Of course, the traditional workflows that banks have been leveraging challenge the success of straight through processing. Often, the issues we have in payments requires manual intervention, but by migrating and optimising processes, banks can place themselves at an advantage by leveraging the shared experience and access to the shared services providers, as opposed to trying to manage innovation with a small pool of people within their own organisation. This also helps to boost client growth, and the bridge between transactional growth and cost growth is removed. This was the original principle upon which collaborative bank centrals were built and remains true today. However, what changes is the technology and its ability to transform how things are achieved.

How is PaaS a catalyst for a bank’s rapid growth?

By using PaaS, banks can grow their business without growing their cost base. I lived in Belgium for several years and there is phrase in Flemish slang - 't sot genoegen – which can be translated as ‘when you have enough’, suggesting that you do not need to do more because things are good as they are. If there’s no real impetus for your bank to change, if you can do enough to stay in the market and keep ticking over, then there’s no real imperative to make processes better. This creates a non-changing market.
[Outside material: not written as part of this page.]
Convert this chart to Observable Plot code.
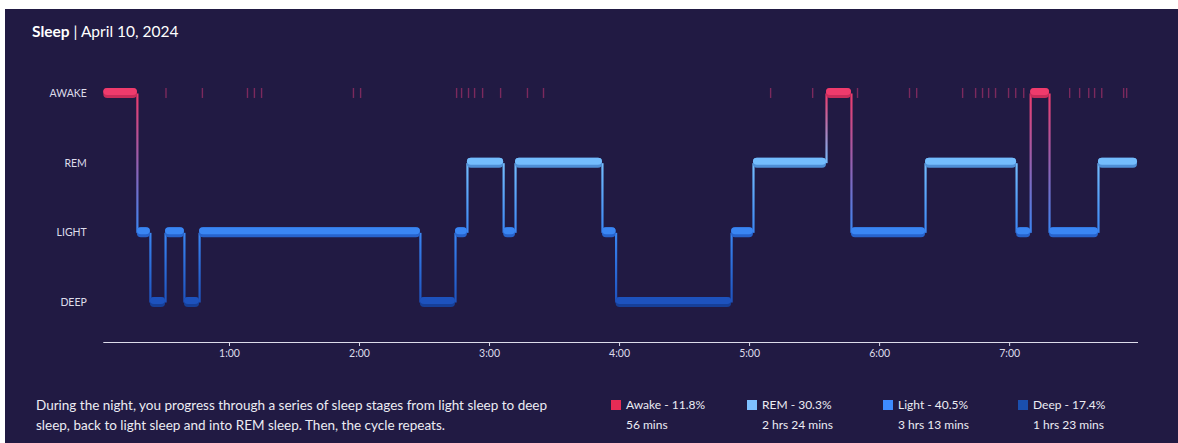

While a good way to live in times of plenty, this attitude is now having to change because of the plethora of incoming regulations and rapidly changing customer landscapes. Banks that take a ‘'t sot genoegen’ or ‘least I can get away with’ approach to modernisation, will find that they will quickly go out of business or get swallowed up by a larger rival. However, modern PaaS with its built-in flexibility and resiliency to change mean that ‘t sot genoegen can also mean letting a specialist get on with the commodity business so that you can focus on delighting your clients.